The problem:
Take the lines from the head of the listing through the one bearing "from matplotlib.ticker import" and copy them exactly, leaving every picture out.

Collected material:

******************************

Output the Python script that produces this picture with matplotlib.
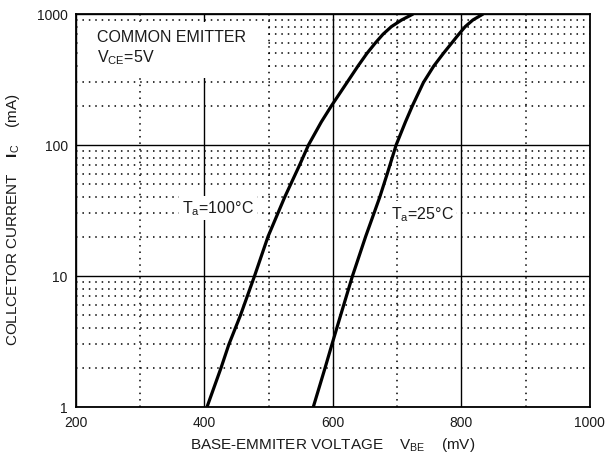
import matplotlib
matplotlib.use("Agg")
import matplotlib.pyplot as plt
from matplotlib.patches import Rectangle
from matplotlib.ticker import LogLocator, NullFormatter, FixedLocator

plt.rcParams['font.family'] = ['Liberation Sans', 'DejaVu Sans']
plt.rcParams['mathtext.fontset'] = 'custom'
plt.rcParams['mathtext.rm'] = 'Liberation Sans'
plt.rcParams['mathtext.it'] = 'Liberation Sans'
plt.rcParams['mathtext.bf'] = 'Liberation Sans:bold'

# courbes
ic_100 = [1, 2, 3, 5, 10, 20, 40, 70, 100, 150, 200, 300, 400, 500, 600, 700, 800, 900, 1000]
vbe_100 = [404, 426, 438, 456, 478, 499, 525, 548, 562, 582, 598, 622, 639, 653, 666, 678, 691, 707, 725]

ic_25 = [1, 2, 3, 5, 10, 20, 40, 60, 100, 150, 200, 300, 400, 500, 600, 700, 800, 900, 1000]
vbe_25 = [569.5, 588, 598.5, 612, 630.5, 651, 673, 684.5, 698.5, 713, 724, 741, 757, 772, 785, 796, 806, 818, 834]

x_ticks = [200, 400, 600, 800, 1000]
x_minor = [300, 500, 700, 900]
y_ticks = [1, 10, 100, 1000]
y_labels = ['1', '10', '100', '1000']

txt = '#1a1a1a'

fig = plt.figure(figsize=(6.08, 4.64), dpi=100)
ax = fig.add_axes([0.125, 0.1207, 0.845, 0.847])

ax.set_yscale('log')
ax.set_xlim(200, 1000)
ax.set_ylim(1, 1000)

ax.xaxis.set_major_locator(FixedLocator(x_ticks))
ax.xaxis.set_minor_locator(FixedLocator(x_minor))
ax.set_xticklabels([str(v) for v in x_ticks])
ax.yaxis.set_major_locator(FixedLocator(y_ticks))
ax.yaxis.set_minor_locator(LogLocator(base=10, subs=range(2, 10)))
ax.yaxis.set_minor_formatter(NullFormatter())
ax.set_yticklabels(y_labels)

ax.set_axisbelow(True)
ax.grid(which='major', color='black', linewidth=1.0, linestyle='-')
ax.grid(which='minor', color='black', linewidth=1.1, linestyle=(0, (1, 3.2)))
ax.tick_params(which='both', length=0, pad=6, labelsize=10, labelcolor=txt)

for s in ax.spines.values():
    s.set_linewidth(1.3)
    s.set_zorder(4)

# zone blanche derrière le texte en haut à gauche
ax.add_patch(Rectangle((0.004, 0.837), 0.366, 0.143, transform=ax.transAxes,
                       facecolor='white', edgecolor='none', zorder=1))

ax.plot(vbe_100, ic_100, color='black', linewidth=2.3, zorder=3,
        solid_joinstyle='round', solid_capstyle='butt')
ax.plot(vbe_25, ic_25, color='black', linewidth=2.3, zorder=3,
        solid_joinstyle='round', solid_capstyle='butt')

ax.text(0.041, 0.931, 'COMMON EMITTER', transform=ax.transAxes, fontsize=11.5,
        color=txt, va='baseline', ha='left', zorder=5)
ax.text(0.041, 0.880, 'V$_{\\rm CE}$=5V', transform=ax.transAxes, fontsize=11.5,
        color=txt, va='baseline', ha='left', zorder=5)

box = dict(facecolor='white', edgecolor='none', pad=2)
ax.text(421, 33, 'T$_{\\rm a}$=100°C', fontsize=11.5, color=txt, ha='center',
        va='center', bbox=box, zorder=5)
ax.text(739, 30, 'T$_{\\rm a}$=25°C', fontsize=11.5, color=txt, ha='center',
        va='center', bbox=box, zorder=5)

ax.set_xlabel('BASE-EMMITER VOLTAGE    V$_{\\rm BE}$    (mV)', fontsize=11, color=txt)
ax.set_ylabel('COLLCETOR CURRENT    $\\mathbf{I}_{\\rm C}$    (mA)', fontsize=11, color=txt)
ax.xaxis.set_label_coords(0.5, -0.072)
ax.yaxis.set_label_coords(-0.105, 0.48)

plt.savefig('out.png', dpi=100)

******************************

Completed task:
Output the Python script that produces this picture with matplotlib.
import matplotlib
matplotlib.use("Agg")
import matplotlib.pyplot as plt
from matplotlib.patches import Rectangle
from matplotlib.ticker import LogLocator, NullFormatter, FixedLocator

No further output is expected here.